Tout le monde ou presque participe à cet événement le sourire aux lèvres. Dans les galeries, les propriétaires libanais comme étrangers s’agitent avec conviction… Sauf, peut-être, les visiteurs qui flânent et qui ont hélas appris depuis un certain temps à ne plus rêver!
Jusqu’à il y a peu, le Liban avait encore, à l’étranger, la réputation d’être un pays de cocagne où nombre de personnes s’intéressaient à l’art d’aujourd’hui, où nombre d’œuvres trouvaient preneurs. Subrepticement, d’abord, puis, de manière spectaculaire, tout a changé!
Avant que les galeries s’en aperçoivent, le marché de l’art s’est effondré.

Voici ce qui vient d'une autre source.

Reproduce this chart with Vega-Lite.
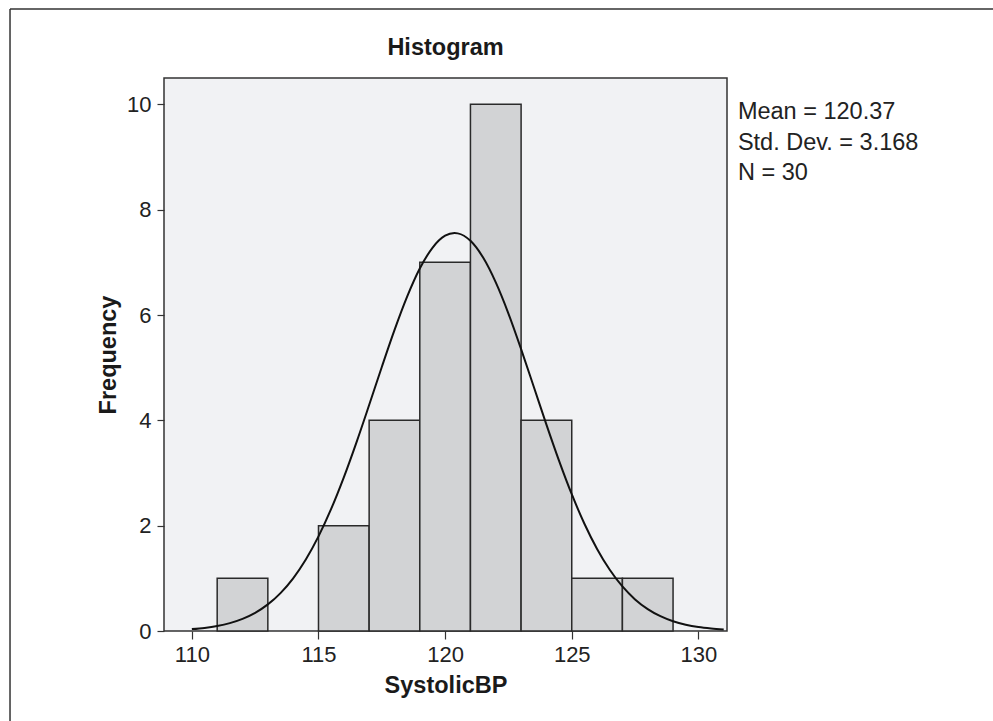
{
  "$schema": "https://vega.github.io/schema/vega-lite/v6.json",
  "width": 563,
  "height": 553,
  "autosize": {"type": "none"},
  "padding": {"left": 164, "top": 78, "right": 266, "bottom": 90},
  "background": "white",
  "config": {
    "view": {"stroke": "#333333", "strokeWidth": 1.5, "fill": "#f1f2f4"},
    "axis": {
      "labelFont": "Liberation Sans", "labelFontSize": 22, "labelColor": "#222222",
      "titleFont": "Liberation Sans", "titleFontSize": 23.5, "titleFontWeight": "bold", "titleColor": "#1a1a1a",
      "grid": false, "domain": false, "tickColor": "#333333", "tickWidth": 1.2, "tickSize": 8
    }
  },
  "datasets": {
    "bins": [
      {"start": 111, "end": 113, "count": 1},
      {"start": 115, "end": 117, "count": 2},
      {"start": 117, "end": 119, "count": 4},
      {"start": 119, "end": 121, "count": 7},
      {"start": 121, "end": 123, "count": 10},
      {"start": 123, "end": 125, "count": 4},
      {"start": 125, "end": 127, "count": 1},
      {"start": 127, "end": 129, "count": 1}
    ],
    "curve": [
      {"x": 110, "y": 0.036}, {"x": 110.5, "y": 0.059}, {"x": 111, "y": 0.095}, {"x": 111.5, "y": 0.150},
      {"x": 112, "y": 0.231}, {"x": 112.5, "y": 0.345}, {"x": 113, "y": 0.505}, {"x": 113.5, "y": 0.720},
      {"x": 114, "y": 1.001}, {"x": 114.5, "y": 1.358}, {"x": 115, "y": 1.797}, {"x": 115.5, "y": 2.318},
      {"x": 116, "y": 2.918}, {"x": 116.5, "y": 3.583}, {"x": 117, "y": 4.291}, {"x": 117.5, "y": 5.013},
      {"x": 118, "y": 5.712}, {"x": 118.5, "y": 6.348}, {"x": 119, "y": 6.882}, {"x": 119.5, "y": 7.276},
      {"x": 120, "y": 7.505}, {"x": 120.37, "y": 7.556}, {"x": 120.5, "y": 7.550}, {"x": 121, "y": 7.408},
      {"x": 121.5, "y": 7.090}, {"x": 122, "y": 6.619}, {"x": 122.5, "y": 6.028}, {"x": 123, "y": 5.353},
      {"x": 123.5, "y": 4.638}, {"x": 124, "y": 3.919}, {"x": 124.5, "y": 3.231}, {"x": 125, "y": 2.597},
      {"x": 125.5, "y": 2.037}, {"x": 126, "y": 1.558}, {"x": 126.5, "y": 1.162}, {"x": 127, "y": 0.846},
      {"x": 127.5, "y": 0.600}, {"x": 128, "y": 0.416}, {"x": 128.5, "y": 0.281}, {"x": 129, "y": 0.185},
      {"x": 129.5, "y": 0.119}, {"x": 130, "y": 0.074}, {"x": 130.5, "y": 0.046}, {"x": 131, "y": 0.027}
    ],
    "stats": [
      {"label": "Mean = 120.37", "sx": 131.56, "sy": 9.85},
      {"label": "Std. Dev. = 3.168", "sx": 131.56, "sy": 9.275},
      {"label": "N = 30", "sx": 131.56, "sy": 8.70}
    ],
    "heading": [
      {"label": "Histogram", "hx": 120.015, "hy": 11.07}
    ],
    "frame": [
      {"fx": 102.82, "fy": 11.81, "fx2": 102.82, "fy2": -1.71},
      {"fx": 102.82, "fy": 11.81, "fx2": 141.7, "fy2": 11.81}
    ]
  },
  "layer": [
    {
      "data": {"name": "bins"},
      "mark": {"type": "rect", "fill": "#d2d3d5", "stroke": "#2a2a2a", "strokeWidth": 1.5},
      "encoding": {
        "x": {"field": "start", "type": "quantitative",
              "scale": {"domain": [108.9, 131.13], "nice": false, "zero": false},
              "axis": {"values": [110, 115, 120, 125, 130], "title": "SystolicBP", "labelPadding": 5, "titlePadding": 8}},
        "x2": {"field": "end"},
        "y": {"field": "count", "type": "quantitative",
              "scale": {"domain": [0, 10.5], "nice": false},
              "axis": {"values": [0, 2, 4, 6, 8, 10], "title": "Frequency", "tickSize": 7, "labelPadding": 6, "titlePadding": 6}},
        "y2": {"datum": 0}
      }
    },
    {
      "data": {"name": "curve"},
      "mark": {"type": "line", "color": "#111111", "strokeWidth": 2, "interpolate": "monotone"},
      "encoding": {
        "x": {"field": "x", "type": "quantitative"},
        "y": {"field": "y", "type": "quantitative"}
      }
    },
    {
      "data": {"name": "stats"},
      "mark": {"type": "text", "align": "left", "baseline": "middle", "font": "Liberation Sans", "fontSize": 23.5, "color": "#222222", "clip": false},
      "encoding": {
        "x": {"field": "sx", "type": "quantitative"},
        "y": {"field": "sy", "type": "quantitative"},
        "text": {"field": "label"}
      }
    },
    {
      "data": {"name": "heading"},
      "mark": {"type": "text", "align": "center", "baseline": "middle", "font": "Liberation Sans", "fontSize": 23.5, "fontWeight": "bold", "color": "#1a1a1a", "clip": false},
      "encoding": {
        "x": {"field": "hx", "type": "quantitative"},
        "y": {"field": "hy", "type": "quantitative"},
        "text": {"field": "label"}
      }
    },
    {
      "data": {"name": "frame"},
      "mark": {"type": "rule", "color": "#333333", "strokeWidth": 1.5, "clip": false},
      "encoding": {
        "x": {"field": "fx", "type": "quantitative"},
        "y": {"field": "fy", "type": "quantitative"},
        "x2": {"field": "fx2"},
        "y2": {"field": "fy2"}
      }
    }
  ]
}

Hier encore, les amateurs d’art se pressaient pour acquérir, pendant qu’il était encore temps, des tableaux dont la valeur marchande ne pouvait, disait-on, que monter. L’envahissement du monde de l’art par la spéculation et la transformation du tableau en simple objet financier n’existent presque plus chez nous. Cela est dû, comme chacun le sait, à la crise économique qui paralyse tous les secteurs et très rares sont les amateurs d’art qui se jettent encore comme

un vol de gerfauts ou mieux encore comme un nuage de sauterelles, sur ce marché de l’art. Mais chapeau aux organisateurs de cette méga-manifestation qui, sachant qu’ils auraient à faire face à beaucoup de difficultés, n’ont pas ménagé leurs efforts et ont relevé le défi pour grouper dans un large espace, vingt-deux galeries. Certaines présentent les œuvres d’artistes connus et d’autres ont accroché sur leur cimaise des toiles de qualité inégale.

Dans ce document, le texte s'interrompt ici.